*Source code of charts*

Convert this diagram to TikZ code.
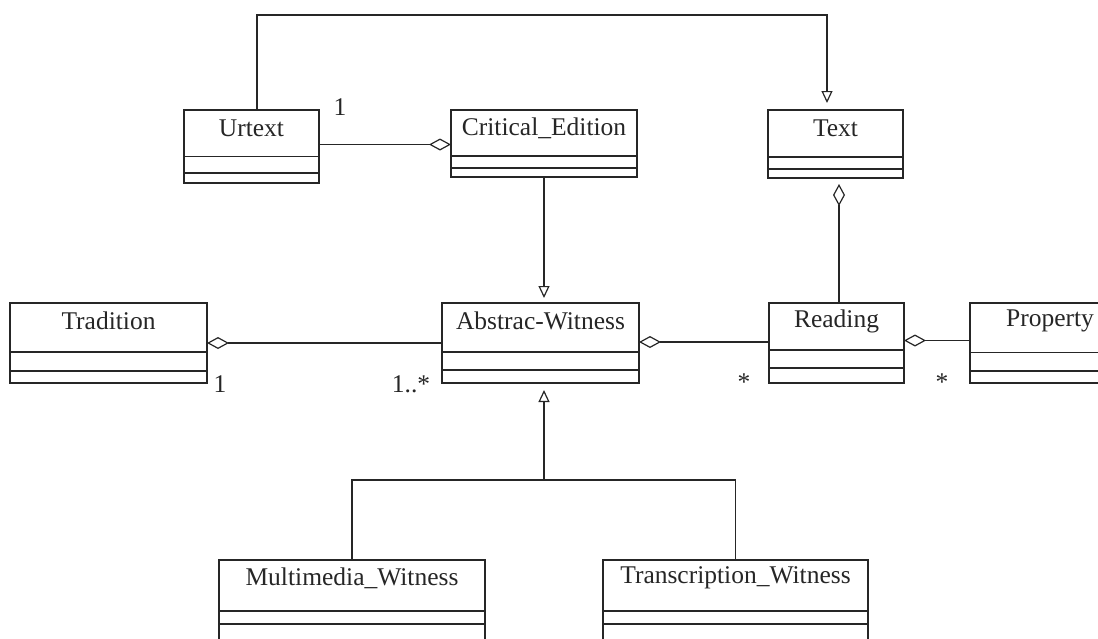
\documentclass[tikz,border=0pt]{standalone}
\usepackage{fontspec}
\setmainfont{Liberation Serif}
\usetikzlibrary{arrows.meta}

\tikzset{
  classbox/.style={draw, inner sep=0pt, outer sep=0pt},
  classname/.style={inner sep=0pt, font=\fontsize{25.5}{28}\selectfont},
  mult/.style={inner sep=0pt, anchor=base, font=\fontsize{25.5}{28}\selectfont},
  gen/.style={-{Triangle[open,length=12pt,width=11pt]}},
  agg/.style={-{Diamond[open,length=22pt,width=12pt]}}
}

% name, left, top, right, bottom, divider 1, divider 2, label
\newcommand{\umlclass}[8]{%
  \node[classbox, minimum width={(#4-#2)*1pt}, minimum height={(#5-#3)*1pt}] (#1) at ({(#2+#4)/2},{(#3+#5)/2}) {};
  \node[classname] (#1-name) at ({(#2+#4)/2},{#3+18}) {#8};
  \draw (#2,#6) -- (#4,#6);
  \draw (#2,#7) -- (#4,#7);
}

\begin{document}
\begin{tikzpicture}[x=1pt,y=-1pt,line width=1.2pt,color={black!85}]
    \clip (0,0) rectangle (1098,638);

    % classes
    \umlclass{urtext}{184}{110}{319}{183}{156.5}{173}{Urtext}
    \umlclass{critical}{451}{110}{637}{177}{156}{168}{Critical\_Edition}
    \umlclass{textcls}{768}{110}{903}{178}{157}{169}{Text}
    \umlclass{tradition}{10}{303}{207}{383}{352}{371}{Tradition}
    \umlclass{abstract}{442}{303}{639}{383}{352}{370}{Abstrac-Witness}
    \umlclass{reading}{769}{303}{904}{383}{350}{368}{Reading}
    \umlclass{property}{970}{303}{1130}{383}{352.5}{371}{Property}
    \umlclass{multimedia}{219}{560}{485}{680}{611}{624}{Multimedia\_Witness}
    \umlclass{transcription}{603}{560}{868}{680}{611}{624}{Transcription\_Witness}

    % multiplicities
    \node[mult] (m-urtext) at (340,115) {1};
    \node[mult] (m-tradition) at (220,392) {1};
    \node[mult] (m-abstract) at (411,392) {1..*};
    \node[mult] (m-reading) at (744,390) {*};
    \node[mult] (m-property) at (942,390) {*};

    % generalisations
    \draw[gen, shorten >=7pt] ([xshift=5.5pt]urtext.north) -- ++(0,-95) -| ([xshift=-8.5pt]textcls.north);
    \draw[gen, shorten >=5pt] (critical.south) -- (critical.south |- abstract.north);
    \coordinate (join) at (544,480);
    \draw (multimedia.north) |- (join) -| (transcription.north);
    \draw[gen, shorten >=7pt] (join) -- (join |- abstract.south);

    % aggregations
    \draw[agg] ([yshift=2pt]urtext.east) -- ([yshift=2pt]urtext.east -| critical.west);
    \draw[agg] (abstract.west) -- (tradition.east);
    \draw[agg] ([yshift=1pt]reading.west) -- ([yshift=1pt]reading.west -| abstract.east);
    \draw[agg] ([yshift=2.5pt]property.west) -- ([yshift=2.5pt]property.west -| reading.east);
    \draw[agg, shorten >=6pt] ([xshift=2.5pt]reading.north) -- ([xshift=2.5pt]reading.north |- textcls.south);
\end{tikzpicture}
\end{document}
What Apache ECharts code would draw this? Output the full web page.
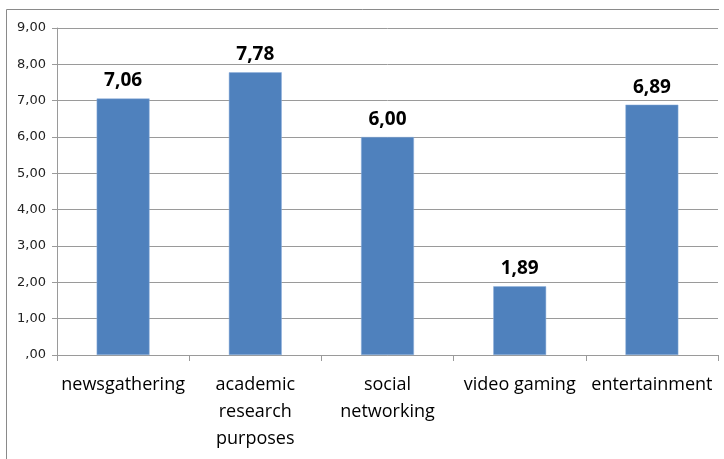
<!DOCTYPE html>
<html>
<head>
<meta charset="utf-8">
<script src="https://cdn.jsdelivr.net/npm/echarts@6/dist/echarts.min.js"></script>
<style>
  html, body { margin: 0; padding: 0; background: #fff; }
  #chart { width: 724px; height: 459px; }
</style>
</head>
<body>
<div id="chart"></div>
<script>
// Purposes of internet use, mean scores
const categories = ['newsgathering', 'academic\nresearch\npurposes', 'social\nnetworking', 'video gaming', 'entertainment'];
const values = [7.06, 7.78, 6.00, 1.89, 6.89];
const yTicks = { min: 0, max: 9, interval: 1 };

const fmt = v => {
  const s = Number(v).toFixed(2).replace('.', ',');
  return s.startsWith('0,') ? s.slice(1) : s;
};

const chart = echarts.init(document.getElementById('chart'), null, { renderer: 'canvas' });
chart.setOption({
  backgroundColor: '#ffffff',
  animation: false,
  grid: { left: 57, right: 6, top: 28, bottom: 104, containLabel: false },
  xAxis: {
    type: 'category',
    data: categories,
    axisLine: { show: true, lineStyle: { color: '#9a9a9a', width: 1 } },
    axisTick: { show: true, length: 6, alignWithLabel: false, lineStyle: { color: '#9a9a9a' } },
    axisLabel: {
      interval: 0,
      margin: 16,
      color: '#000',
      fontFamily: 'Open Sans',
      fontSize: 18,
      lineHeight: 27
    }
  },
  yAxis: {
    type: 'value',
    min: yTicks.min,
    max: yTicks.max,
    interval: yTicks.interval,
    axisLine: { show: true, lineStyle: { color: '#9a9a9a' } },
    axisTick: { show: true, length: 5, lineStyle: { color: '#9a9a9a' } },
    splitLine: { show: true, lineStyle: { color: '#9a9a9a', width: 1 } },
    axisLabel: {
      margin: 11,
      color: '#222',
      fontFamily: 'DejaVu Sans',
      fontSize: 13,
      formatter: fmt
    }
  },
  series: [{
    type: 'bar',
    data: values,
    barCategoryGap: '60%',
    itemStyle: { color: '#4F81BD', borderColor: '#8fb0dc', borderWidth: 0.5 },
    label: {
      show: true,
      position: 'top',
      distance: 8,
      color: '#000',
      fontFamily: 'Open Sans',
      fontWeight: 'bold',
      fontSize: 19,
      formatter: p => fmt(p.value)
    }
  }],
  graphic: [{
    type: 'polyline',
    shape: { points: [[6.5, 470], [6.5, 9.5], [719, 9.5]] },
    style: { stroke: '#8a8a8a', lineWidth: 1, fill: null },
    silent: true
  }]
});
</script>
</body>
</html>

*SHORT EXERCISE*
Restate the material word for word from its first line through the line containing "(join |- abstract.south);", both included; the pictures do not belong in it.

*FINISHED EXERCISE*
Convert this diagram to TikZ code.
\documentclass[tikz,border=0pt]{standalone}
\usepackage{fontspec}
\setmainfont{Liberation Serif}
\usetikzlibrary{arrows.meta}

\tikzset{
  classbox/.style={draw, inner sep=0pt, outer sep=0pt},
  classname/.style={inner sep=0pt, font=\fontsize{25.5}{28}\selectfont},
  mult/.style={inner sep=0pt, anchor=base, font=\fontsize{25.5}{28}\selectfont},
  gen/.style={-{Triangle[open,length=12pt,width=11pt]}},
  agg/.style={-{Diamond[open,length=22pt,width=12pt]}}
}

% name, left, top, right, bottom, divider 1, divider 2, label
\newcommand{\umlclass}[8]{%
  \node[classbox, minimum width={(#4-#2)*1pt}, minimum height={(#5-#3)*1pt}] (#1) at ({(#2+#4)/2},{(#3+#5)/2}) {};
  \node[classname] (#1-name) at ({(#2+#4)/2},{#3+18}) {#8};
  \draw (#2,#6) -- (#4,#6);
  \draw (#2,#7) -- (#4,#7);
}

\begin{document}
\begin{tikzpicture}[x=1pt,y=-1pt,line width=1.2pt,color={black!85}]
    \clip (0,0) rectangle (1098,638);

    % classes
    \umlclass{urtext}{184}{110}{319}{183}{156.5}{173}{Urtext}
    \umlclass{critical}{451}{110}{637}{177}{156}{168}{Critical\_Edition}
    \umlclass{textcls}{768}{110}{903}{178}{157}{169}{Text}
    \umlclass{tradition}{10}{303}{207}{383}{352}{371}{Tradition}
    \umlclass{abstract}{442}{303}{639}{383}{352}{370}{Abstrac-Witness}
    \umlclass{reading}{769}{303}{904}{383}{350}{368}{Reading}
    \umlclass{property}{970}{303}{1130}{383}{352.5}{371}{Property}
    \umlclass{multimedia}{219}{560}{485}{680}{611}{624}{Multimedia\_Witness}
    \umlclass{transcription}{603}{560}{868}{680}{611}{624}{Transcription\_Witness}

    % multiplicities
    \node[mult] (m-urtext) at (340,115) {1};
    \node[mult] (m-tradition) at (220,392) {1};
    \node[mult] (m-abstract) at (411,392) {1..*};
    \node[mult] (m-reading) at (744,390) {*};
    \node[mult] (m-property) at (942,390) {*};

    % generalisations
    \draw[gen, shorten >=7pt] ([xshift=5.5pt]urtext.north) -- ++(0,-95) -| ([xshift=-8.5pt]textcls.north);
    \draw[gen, shorten >=5pt] (critical.south) -- (critical.south |- abstract.north);
    \coordinate (join) at (544,480);
    \draw (multimedia.north) |- (join) -| (transcription.north);
    \draw[gen, shorten >=7pt] (join) -- (join |- abstract.south);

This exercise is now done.